▶ _Exercise input_:
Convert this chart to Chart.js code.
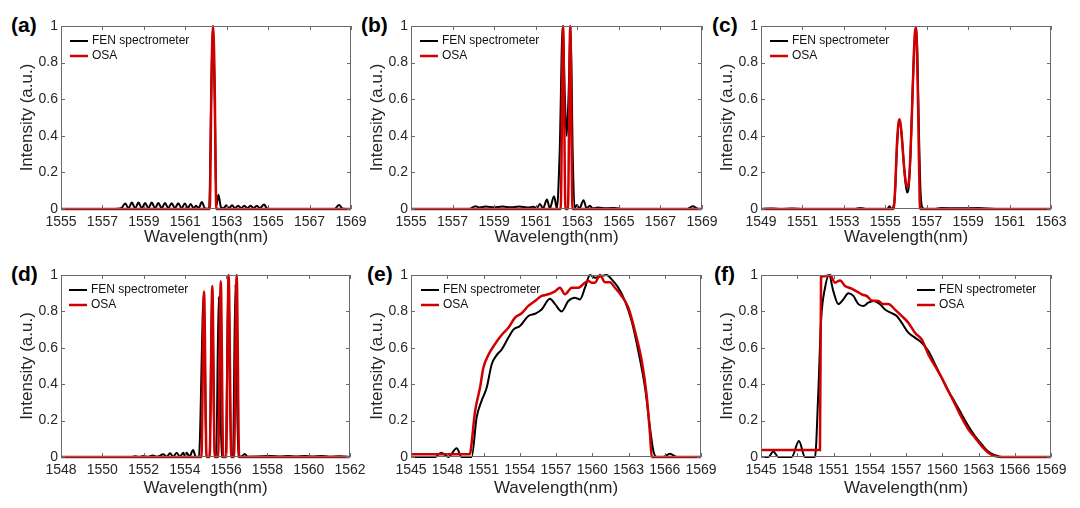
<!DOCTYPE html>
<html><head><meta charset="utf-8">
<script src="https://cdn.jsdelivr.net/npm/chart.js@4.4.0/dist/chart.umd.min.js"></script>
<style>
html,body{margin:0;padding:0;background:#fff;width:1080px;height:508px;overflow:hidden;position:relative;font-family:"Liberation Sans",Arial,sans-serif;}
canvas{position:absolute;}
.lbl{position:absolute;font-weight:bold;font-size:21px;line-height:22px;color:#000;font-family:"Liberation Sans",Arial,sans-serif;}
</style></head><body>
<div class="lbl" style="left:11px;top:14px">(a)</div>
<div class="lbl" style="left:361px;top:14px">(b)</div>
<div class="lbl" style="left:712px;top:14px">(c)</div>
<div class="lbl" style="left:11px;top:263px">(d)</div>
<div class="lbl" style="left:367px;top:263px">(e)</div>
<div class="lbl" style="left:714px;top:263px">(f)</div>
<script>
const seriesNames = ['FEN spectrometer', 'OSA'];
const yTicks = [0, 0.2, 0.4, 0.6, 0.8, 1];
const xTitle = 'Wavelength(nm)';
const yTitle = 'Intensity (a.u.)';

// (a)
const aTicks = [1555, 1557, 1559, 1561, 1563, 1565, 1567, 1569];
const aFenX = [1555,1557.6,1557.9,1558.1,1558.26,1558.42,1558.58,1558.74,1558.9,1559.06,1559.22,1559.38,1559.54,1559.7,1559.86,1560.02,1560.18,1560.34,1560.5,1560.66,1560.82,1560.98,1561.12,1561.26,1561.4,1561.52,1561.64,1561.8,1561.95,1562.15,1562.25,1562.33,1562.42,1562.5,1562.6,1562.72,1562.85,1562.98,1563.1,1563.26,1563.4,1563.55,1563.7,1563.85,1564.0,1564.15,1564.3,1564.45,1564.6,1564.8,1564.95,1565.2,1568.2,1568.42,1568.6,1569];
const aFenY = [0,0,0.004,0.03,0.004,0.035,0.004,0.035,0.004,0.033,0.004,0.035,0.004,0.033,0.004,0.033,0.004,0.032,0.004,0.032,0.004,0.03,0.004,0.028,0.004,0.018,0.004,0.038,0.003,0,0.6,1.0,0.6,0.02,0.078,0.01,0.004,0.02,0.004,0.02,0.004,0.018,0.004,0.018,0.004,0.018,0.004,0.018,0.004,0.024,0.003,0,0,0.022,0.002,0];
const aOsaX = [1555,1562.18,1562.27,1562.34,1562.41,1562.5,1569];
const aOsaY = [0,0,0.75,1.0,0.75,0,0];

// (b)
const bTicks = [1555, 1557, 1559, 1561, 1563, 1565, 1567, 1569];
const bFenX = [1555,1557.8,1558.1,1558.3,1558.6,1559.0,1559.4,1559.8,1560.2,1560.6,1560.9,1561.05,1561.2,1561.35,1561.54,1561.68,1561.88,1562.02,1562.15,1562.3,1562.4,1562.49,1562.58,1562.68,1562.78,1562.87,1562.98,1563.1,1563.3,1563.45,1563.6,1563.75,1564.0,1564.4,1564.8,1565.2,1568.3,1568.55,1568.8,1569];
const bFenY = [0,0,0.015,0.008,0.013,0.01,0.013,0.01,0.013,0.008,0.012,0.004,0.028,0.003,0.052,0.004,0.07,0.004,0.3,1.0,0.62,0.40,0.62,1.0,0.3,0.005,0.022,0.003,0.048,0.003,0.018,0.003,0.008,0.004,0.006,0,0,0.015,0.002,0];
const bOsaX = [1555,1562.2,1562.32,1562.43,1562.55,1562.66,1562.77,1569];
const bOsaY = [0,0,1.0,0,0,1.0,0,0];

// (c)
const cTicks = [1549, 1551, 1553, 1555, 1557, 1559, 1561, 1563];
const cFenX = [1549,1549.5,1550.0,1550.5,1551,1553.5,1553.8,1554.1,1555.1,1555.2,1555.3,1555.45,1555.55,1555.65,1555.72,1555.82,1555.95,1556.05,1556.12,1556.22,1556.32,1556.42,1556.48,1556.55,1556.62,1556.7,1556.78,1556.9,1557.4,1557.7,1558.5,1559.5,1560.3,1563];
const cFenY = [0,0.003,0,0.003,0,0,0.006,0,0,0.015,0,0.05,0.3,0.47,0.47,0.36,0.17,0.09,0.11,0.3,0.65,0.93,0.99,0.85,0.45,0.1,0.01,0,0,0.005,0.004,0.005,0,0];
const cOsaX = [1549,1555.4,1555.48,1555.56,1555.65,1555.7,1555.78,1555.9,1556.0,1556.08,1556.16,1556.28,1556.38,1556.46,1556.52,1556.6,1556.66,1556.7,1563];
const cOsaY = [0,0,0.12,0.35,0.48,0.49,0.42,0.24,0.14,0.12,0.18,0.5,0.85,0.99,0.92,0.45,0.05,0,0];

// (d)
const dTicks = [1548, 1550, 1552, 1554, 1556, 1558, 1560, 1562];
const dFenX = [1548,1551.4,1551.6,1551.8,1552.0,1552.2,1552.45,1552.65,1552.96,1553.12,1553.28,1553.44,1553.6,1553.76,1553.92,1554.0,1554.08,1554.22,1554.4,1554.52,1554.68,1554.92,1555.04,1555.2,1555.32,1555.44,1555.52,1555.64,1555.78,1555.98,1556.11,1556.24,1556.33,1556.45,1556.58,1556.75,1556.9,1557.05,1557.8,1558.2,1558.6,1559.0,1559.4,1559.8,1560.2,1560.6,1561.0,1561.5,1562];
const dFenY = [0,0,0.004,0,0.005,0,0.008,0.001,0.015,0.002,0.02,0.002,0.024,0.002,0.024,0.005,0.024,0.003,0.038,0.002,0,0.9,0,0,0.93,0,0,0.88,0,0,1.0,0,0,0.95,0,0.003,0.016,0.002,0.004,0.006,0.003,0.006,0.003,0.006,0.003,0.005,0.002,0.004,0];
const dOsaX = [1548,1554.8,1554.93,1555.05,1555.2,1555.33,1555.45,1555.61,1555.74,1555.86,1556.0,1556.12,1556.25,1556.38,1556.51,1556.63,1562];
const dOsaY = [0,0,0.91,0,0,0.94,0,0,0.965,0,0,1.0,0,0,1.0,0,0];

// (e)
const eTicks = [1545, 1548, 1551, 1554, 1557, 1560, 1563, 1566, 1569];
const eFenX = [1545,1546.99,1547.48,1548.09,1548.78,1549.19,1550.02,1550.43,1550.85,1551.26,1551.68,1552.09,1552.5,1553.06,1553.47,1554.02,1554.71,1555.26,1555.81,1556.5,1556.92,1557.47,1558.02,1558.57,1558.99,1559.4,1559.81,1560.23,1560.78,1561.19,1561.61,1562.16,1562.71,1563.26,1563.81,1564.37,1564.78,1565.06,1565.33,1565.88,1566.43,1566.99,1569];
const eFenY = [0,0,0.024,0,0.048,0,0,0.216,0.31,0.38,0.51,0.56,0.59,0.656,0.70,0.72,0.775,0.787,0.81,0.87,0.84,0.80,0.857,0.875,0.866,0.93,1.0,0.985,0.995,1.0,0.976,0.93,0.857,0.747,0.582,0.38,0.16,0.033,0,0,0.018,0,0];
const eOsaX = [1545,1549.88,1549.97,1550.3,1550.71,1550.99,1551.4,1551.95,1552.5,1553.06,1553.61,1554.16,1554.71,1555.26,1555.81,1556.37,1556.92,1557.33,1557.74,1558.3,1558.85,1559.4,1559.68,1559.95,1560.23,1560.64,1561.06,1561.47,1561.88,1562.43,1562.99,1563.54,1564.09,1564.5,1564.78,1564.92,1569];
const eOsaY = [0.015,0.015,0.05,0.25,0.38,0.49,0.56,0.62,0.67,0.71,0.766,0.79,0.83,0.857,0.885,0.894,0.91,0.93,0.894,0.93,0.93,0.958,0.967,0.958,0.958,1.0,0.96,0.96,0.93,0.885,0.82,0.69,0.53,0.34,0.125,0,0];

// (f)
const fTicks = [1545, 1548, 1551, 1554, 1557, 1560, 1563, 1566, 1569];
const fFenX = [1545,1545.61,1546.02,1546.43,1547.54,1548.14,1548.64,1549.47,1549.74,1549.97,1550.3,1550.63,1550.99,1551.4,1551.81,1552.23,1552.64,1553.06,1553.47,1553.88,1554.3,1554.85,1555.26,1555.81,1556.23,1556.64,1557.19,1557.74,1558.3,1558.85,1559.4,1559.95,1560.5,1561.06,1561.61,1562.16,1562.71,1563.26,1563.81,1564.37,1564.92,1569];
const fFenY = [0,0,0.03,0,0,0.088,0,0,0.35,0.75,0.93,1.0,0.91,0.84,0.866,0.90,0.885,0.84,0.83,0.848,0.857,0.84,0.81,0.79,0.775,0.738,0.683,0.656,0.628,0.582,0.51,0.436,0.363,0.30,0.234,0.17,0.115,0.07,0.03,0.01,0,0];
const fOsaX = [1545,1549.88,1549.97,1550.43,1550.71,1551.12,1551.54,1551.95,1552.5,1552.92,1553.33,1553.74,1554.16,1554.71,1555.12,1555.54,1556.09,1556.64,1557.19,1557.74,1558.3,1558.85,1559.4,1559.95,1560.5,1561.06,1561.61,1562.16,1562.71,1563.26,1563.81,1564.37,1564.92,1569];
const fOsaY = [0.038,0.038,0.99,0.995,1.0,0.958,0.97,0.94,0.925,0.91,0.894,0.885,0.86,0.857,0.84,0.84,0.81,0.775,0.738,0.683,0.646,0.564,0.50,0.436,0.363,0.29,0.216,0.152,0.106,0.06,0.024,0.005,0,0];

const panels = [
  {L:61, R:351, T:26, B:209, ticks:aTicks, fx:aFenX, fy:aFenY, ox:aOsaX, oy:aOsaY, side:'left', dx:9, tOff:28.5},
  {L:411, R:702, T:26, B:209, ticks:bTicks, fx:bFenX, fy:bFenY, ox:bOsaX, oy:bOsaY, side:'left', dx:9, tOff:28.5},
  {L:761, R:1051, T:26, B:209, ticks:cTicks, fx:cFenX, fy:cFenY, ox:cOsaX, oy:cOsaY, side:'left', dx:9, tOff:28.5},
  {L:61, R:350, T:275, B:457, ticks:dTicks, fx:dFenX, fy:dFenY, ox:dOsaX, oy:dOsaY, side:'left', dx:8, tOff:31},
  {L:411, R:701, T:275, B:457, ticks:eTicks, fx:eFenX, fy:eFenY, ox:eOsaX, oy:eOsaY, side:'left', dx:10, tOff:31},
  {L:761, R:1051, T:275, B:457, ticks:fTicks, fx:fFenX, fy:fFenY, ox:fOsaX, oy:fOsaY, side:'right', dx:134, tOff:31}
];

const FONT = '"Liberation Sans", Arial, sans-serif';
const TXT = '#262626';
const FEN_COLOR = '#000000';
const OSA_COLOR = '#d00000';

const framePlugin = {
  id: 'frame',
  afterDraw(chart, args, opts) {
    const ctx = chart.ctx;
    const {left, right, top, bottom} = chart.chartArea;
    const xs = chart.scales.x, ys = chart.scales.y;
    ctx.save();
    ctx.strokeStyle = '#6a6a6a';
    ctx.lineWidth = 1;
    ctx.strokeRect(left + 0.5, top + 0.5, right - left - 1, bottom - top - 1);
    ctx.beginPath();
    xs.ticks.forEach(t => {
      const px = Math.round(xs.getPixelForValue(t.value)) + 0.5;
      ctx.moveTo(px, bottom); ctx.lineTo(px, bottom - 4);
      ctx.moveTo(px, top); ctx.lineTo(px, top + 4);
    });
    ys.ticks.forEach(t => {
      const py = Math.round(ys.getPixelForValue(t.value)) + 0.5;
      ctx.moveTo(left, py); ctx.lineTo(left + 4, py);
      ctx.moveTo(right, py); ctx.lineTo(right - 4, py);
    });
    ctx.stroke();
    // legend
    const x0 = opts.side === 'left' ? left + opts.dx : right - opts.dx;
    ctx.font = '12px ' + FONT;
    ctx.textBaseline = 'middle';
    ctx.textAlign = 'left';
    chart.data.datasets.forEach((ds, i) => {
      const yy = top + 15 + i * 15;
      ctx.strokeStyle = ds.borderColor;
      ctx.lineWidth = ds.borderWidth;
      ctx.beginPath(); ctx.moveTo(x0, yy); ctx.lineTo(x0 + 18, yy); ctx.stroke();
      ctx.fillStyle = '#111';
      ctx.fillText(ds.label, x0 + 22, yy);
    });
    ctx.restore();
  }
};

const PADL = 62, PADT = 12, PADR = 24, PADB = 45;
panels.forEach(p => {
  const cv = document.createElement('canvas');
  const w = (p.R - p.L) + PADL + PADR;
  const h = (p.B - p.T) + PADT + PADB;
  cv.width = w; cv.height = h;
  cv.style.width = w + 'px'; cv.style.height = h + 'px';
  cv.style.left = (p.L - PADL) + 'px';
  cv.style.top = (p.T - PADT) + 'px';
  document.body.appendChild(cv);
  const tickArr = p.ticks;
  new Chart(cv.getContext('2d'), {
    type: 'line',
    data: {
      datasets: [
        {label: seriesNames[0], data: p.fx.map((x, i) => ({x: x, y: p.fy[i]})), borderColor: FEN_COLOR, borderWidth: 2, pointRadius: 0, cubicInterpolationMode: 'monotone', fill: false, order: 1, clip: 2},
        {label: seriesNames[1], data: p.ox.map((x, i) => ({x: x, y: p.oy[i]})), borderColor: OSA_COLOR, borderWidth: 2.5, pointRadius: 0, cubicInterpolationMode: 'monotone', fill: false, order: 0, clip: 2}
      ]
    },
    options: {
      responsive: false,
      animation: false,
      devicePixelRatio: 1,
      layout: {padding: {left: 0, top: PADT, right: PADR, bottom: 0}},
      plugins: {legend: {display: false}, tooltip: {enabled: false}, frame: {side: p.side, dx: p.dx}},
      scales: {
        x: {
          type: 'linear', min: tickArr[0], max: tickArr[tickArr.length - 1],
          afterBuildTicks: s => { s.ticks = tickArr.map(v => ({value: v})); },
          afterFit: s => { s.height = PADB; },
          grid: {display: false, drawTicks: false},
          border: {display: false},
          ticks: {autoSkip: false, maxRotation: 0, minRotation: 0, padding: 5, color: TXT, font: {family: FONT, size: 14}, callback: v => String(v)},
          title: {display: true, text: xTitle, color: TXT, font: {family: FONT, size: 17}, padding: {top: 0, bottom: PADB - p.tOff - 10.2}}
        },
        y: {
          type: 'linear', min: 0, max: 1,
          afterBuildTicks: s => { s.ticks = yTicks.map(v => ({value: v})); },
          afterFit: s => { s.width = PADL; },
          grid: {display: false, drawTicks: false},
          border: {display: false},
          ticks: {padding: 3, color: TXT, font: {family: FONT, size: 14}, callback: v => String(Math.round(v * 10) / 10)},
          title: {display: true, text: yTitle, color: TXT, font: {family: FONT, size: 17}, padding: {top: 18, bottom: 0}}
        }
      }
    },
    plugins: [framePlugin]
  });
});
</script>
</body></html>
==
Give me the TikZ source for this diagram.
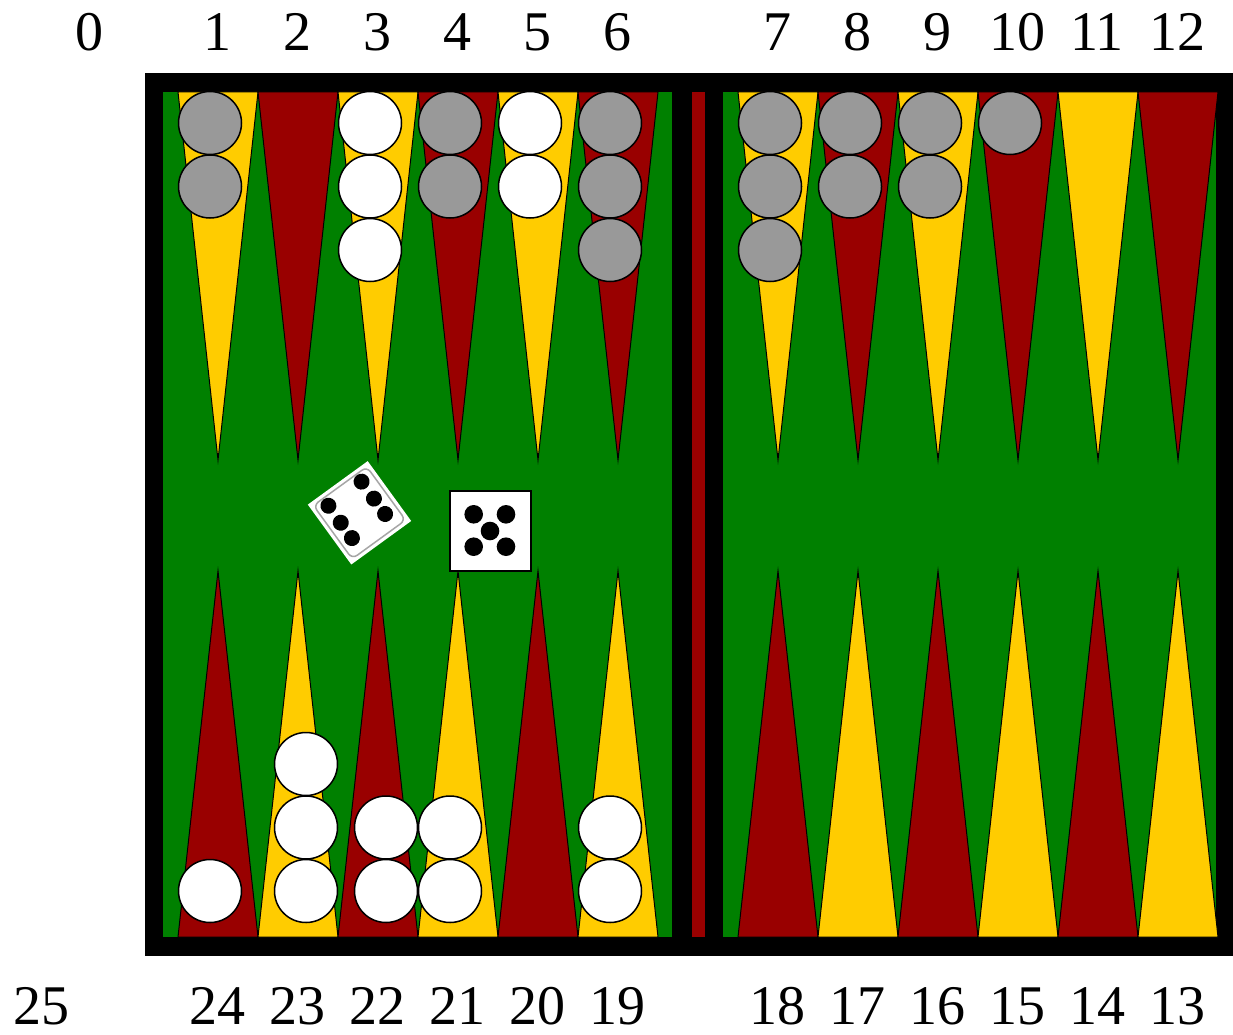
==
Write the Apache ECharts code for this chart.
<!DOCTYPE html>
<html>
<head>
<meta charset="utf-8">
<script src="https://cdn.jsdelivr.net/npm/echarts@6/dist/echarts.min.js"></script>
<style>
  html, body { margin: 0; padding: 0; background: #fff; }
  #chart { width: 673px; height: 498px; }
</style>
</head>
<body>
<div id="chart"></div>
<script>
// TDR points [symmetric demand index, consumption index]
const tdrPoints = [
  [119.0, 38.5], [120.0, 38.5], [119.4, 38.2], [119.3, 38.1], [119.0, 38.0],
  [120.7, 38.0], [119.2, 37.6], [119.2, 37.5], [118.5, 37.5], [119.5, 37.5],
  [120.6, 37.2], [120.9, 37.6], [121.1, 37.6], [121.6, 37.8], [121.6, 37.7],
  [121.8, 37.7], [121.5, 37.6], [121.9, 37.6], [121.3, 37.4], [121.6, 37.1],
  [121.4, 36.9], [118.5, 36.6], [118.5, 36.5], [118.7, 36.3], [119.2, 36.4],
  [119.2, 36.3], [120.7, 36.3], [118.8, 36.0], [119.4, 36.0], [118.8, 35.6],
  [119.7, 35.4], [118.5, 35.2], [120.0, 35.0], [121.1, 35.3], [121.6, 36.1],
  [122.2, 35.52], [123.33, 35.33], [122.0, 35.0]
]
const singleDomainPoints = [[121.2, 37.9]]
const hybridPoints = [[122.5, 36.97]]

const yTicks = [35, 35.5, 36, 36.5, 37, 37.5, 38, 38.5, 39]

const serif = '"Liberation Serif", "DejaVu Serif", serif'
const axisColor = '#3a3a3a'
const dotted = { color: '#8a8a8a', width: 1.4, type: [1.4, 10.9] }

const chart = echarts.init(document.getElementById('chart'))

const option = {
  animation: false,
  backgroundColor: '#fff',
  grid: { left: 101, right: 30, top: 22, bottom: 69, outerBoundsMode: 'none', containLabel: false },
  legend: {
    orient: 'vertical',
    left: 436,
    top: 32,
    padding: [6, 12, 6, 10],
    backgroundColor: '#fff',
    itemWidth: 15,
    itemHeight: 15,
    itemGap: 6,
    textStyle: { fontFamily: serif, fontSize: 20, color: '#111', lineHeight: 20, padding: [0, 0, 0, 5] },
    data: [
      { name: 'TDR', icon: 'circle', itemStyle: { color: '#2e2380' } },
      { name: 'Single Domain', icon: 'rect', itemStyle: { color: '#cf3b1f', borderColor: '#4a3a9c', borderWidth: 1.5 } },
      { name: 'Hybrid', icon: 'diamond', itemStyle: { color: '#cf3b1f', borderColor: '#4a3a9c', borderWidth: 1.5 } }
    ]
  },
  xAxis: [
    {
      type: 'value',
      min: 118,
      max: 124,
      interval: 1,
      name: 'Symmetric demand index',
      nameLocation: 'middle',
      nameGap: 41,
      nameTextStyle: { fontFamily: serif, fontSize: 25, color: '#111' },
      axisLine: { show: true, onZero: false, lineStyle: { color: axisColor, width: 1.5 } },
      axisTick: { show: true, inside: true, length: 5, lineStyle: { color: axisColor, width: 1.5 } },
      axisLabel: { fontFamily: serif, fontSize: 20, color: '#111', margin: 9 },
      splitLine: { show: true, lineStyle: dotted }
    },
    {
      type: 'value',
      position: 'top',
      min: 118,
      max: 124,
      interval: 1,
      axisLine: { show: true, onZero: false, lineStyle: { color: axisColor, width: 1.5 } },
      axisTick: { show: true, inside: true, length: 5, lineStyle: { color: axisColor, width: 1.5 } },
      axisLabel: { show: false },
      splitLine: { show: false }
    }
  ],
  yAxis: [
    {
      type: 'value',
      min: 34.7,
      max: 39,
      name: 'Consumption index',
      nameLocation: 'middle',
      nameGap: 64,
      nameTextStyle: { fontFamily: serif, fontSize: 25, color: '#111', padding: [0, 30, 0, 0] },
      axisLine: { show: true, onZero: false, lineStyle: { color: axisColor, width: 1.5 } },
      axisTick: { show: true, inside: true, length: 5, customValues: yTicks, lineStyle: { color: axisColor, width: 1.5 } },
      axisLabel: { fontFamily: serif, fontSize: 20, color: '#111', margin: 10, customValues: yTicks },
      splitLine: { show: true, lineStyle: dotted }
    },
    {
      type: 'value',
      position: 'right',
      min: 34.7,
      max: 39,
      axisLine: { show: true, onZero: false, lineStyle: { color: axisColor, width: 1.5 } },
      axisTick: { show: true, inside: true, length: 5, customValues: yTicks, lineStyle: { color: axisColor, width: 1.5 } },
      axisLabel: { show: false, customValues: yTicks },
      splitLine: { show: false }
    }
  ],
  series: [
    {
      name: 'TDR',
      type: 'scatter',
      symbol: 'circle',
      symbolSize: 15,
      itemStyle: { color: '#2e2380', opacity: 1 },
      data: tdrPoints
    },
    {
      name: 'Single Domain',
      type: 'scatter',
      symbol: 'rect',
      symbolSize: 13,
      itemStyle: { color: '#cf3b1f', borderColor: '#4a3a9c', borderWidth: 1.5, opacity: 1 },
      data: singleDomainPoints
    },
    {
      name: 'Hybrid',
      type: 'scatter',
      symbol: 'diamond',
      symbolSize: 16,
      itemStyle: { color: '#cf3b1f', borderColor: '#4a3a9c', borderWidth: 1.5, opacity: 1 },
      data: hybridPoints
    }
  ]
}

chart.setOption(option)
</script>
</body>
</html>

▶ _Work to do_: Return all the lines that contain the string "this".

▶ _Written answer_:
Convert this chart to Chart.js code.
Give me the TikZ source for this diagram.
Write the Apache ECharts code for this chart.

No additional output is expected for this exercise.